The title of the novel suggests not only the central symbol of the work but also its main theme: “the master” and “the mill.” The mill, as Sam knows, is the central “fact in his life.” The mill literally towers over him and the entire community, and it symbolizes man’s inescapable bond to labor. Man shall “earn his bread by the sweat of his brow,” it is said in the Bible, and Grove, through the symbol of the mill, suggests that mankind, no matter how refined or sophisticated, will always have to deal with hard work. Work is the issue of this novel, and the mill represents man’s need to work to provide his daily bread. (The theme is so important to Grove that he even calls one of his novels Our Daily Bread, 1928).
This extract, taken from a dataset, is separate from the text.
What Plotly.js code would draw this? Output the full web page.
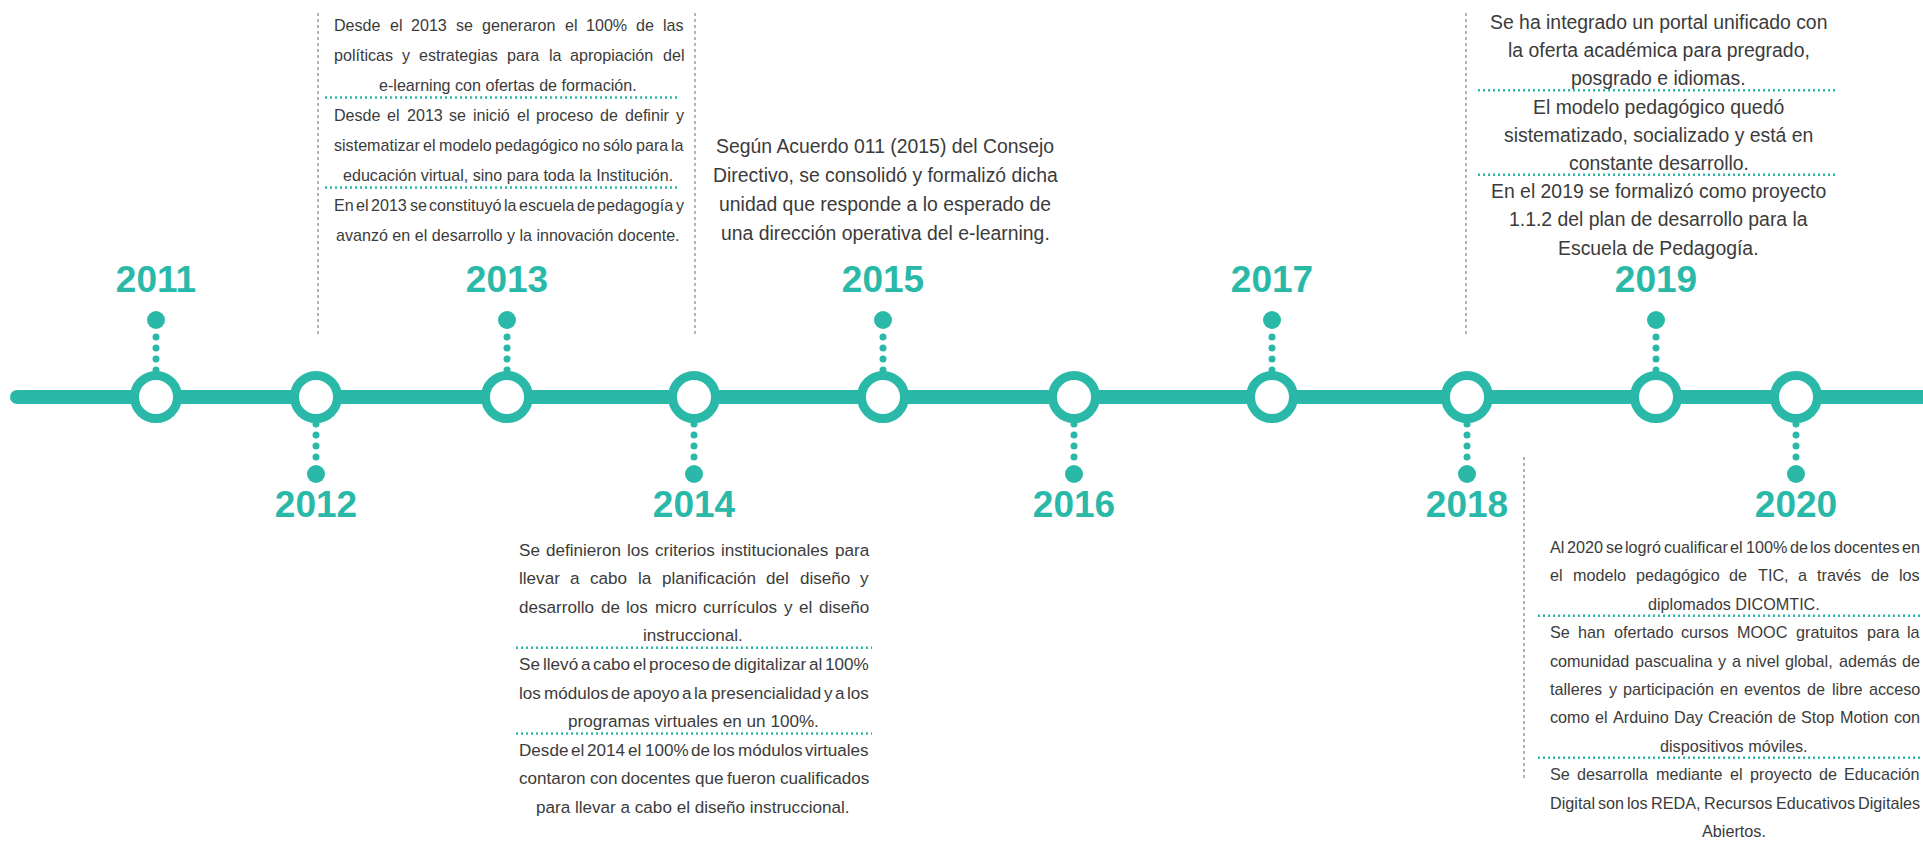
<!DOCTYPE html>
<html>
<head>
<meta charset="utf-8">
<script src="https://cdn.plot.ly/plotly-3.0.1.min.js"></script>
<style>html,body{margin:0;padding:0;background:#fff;overflow:hidden}#chart{width:1923px;height:841px}</style>
</head>
<body>
<div id="chart"></div>
<script>
// ---------------- DATA ----------------
const years = [2011, 2012, 2013, 2014, 2015, 2016, 2017, 2018, 2019, 2020];
const sides = ['up', 'down', 'up', 'down', 'up', 'down', 'up', 'down', 'up', 'down'];

const notes2013 = [
  ["Desde el 2013 se generaron el 100% de las",
   "políticas y estrategias para la apropiación del",
   "e-learning con ofertas de formación."],
  ["Desde el 2013 se inició el proceso de definir y",
   "sistematizar el modelo pedagógico no sólo para la",
   "educación virtual, sino para toda la Institución."],
  ["En el 2013 se constituyó la escuela de pedagogía y",
   "avanzó en el desarrollo y la innovación docente."]
];
const notes2014 = [
  ["Se definieron los criterios institucionales para",
   "llevar a cabo la planificación del diseño y",
   "desarrollo de los micro currículos y el diseño",
   "instruccional."],
  ["Se llevó a cabo el proceso de digitalizar al 100%",
   "los módulos de apoyo a la presencialidad y a los",
   "programas virtuales en un 100%."],
  ["Desde el 2014 el 100% de los módulos virtuales",
   "contaron con docentes que fueron cualificados",
   "para llevar a cabo el diseño instruccional."]
];
const notes2015 = [
  ["Según Acuerdo 011 (2015) del Consejo",
   "Directivo, se consolidó y formalizó dicha",
   "unidad que responde a lo esperado de",
   "una dirección operativa del e-learning."]
];
const notes2019 = [
  ["Se ha integrado un portal unificado con",
   "la oferta académica para pregrado,",
   "posgrado e idiomas."],
  ["El modelo pedagógico quedó",
   "sistematizado, socializado y está en",
   "constante desarrollo."],
  ["En el 2019 se formalizó como proyecto",
   "1.1.2 del plan de desarrollo para la",
   "Escuela de Pedagogía."]
];
const notes2020 = [
  ["Al 2020 se logró cualificar el 100% de los docentes en",
   "el modelo pedagógico de TIC, a través de los",
   "diplomados DICOMTIC."],
  ["Se han ofertado cursos MOOC gratuitos para la",
   "comunidad pascualina y a nivel global, además de",
   "talleres y participación en eventos de libre acceso",
   "como el Arduino Day Creación de Stop Motion con",
   "dispositivos móviles."],
  ["Se desarrolla mediante el proyecto de Educación",
   "Digital son los REDA, Recursos Educativos Digitales",
   "Abiertos."]
];

// ---------------- LAYOUT / STYLE ----------------
const TEAL = '#2ab9a8';
const TXT = '#3b3b3b';
const GRAY = '#b4b4b4';
const FONT = "'Liberation Sans', Arial, sans-serif";
const W = 1923, H = 841;
const axisY = 397;
const nodeX = [156, 316, 507, 694, 883, 1074, 1272, 1467, 1656, 1796];

const blocks = [
  {paras: notes2013, x0: 333, x1: 683, top: 25, lh: 30, fs: 22, justify: true, sepX0: 325, sepX1: 680},
  {paras: notes2014, x0: 518, x1: 868, top: 550, lh: 28.6, fs: 22, justify: true, sepX0: 516, sepX1: 872},
  {paras: notes2015, x0: 712, x1: 1058, top: 146, lh: 29, fs: 24, justify: false},
  {paras: notes2019, x0: 1489, x1: 1828, top: 22, lh: 28.2, fs: 24, justify: false, sepX0: 1478, sepX1: 1835},
  {paras: notes2020, x0: 1549, x1: 1919, top: 547, lh: 28.4, fs: 22, justify: true, sepX0: 1538, sepX1: 1923}
];

const vLines = [
  [318, 13, 334], [695, 13, 334], [1466, 13, 335], [1524, 457, 779]
];

// ---------------- BUILD ----------------
const ctx = document.createElement('canvas').getContext('2d');
function tw(s, fs) { ctx.font = fs + 'px ' + FONT; return ctx.measureText(s).width; }
const TIGHT = 0.55; // minimum word gap of justified lines, as a share of a normal space

function ann(x, y, text, fs, anchor) {
  return {xref: 'x', yref: 'y', x: x, y: y, text: text, showarrow: false,
          xanchor: anchor, yanchor: 'middle', borderpad: 0,
          font: {family: FONT, size: fs, color: TXT}};
}

// font size of a block: largest size (<= cfg.fs) at which every line fits the block width
function blockFont(cfg) {
  const width = cfg.x1 - cfg.x0;
  let fs = cfg.fs;
  cfg.paras.forEach(p => p.forEach((line, li) => {
    let nat;
    if (cfg.justify && li < p.length - 1) {
      const words = line.split(' ');
      nat = words.reduce((a, w) => a + tw(w, 100), 0) + TIGHT * tw(' ', 100) * (words.length - 1);
    } else {
      nat = tw(line, 100);
    }
    fs = Math.min(fs, 100 * width / nat);
  }));
  return Math.floor(fs * 10) / 10;
}

function justifyLine(line, cfg, y, fs) {
  const words = line.split(' ');
  const width = cfg.x1 - cfg.x0;
  const ws = words.map(w => tw(w, fs));
  const sum = ws.reduce((a, b) => a + b, 0);
  const gap = (width - sum) / Math.max(1, words.length - 1);
  const out = [];
  let x = cfg.x0;
  words.forEach((w, i) => { out.push(ann(x, y, w, fs, 'left')); x += ws[i] + gap; });
  return out;
}

const annotations = [];
const shapes = [];

blocks.forEach(cfg => {
  const fs = blockFont(cfg);
  let y = cfg.top;
  cfg.paras.forEach((para, pi) => {
    para.forEach((line, li) => {
      const last = li === para.length - 1;
      if (cfg.justify && !last) annotations.push(...justifyLine(line, cfg, y, fs));
      else annotations.push(ann((cfg.x0 + cfg.x1) / 2, y, line, fs, 'center'));
      y += cfg.lh;
    });
    if (pi < cfg.paras.length - 1) {
      const sy = y - cfg.lh + cfg.lh * 0.42;
      shapes.push({type: 'line', xref: 'x', yref: 'y', x0: cfg.sepX0, x1: cfg.sepX1, y0: sy, y1: sy,
                   line: {color: TEAL, width: 2.5, dash: '2px,3px'}});
    }
  });
});

vLines.forEach(v => shapes.push({type: 'line', xref: 'x', yref: 'y', x0: v[0], x1: v[0], y0: v[1], y1: v[2],
                                 line: {color: GRAY, width: 2, dash: 'dot'}}));

// connectors
const smallOff = [27, 38, 49, 60];
const bigOff = 77;
const sx = [], sy = [], bx = [], by = [], lx = [], ly = [];
years.forEach((yr, i) => {
  const s = sides[i] === 'up' ? -1 : 1;
  smallOff.forEach(o => { sx.push(nodeX[i]); sy.push(axisY + s * o); });
  bx.push(nodeX[i]); by.push(axisY + s * bigOff);
  lx.push(nodeX[i]); ly.push(sides[i] === 'up' ? 283 : 508);
});

const traces = [
  {x: [17, W + 5], y: [axisY, axisY], mode: 'lines', line: {color: TEAL, width: 14}, hoverinfo: 'skip'},
  {x: [17], y: [axisY], mode: 'markers', marker: {color: TEAL, size: 14}, hoverinfo: 'skip'},
  {x: sx, y: sy, mode: 'markers', marker: {color: TEAL, size: 7}, hoverinfo: 'skip'},
  {x: bx, y: by, mode: 'markers', marker: {color: TEAL, size: 18}, hoverinfo: 'skip'},
  {x: nodeX, y: years.map(() => axisY), mode: 'markers',
   marker: {color: '#ffffff', size: 43, line: {color: TEAL, width: 9}}, hoverinfo: 'skip'},
  {x: lx, y: ly, mode: 'text', text: years.map(String), textposition: 'middle center',
   textfont: {family: FONT, size: 37, color: TEAL, weight: 'bold'}, hoverinfo: 'skip'}
];

const layout = {
  width: W, height: H,
  margin: {l: 0, r: 0, t: 0, b: 0, pad: 0},
  paper_bgcolor: '#ffffff', plot_bgcolor: '#ffffff',
  showlegend: false, hovermode: false,
  xaxis: {range: [0, W], visible: false, fixedrange: true},
  yaxis: {range: [H, 0], visible: false, fixedrange: true},
  annotations: annotations,
  shapes: shapes
};

Plotly.newPlot('chart', traces, layout, {staticPlot: true, displayModeBar: false});
</script>
</body>
</html>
The concern with daily bread, represented by the mill, relates directly to the term “master.” Shall man master technology—the means of providing that needed bread—or shall technology master man? Grove does not attempt to provide an answer; he is, after all, a novelist, not an economist. Yet Grove emphasizes the need to consider the interrelationship of man’s higher aspiration and his need for the basics of life. Since Grove is a writer of the naturalism school, he emphasizes how man must be realistically seen as a creature who, despite his higher aspirations, cannot be allowed to forget the basics of life. When “masters” such as Sam become too absorbed in ideals and visions, social revolt is the result. The depiction of the workers in the novel, particularly the workers in revolt, shows Grove’s sympathy with the needs of the common man. Sam’s great gifts and moral integrity, however, show that Grove also has much respect for the men capable of building and sustaining the economic and technological structures that make modern life possible. Grove’s dual sympathy reflects his main concern in this novel: He wishes to show how man is a tragic figure caught up in the mills of his own making. Every effort to liberate mankind brings another form of servitude. The suggestion seems to be that no man can ever fully “master” his fate.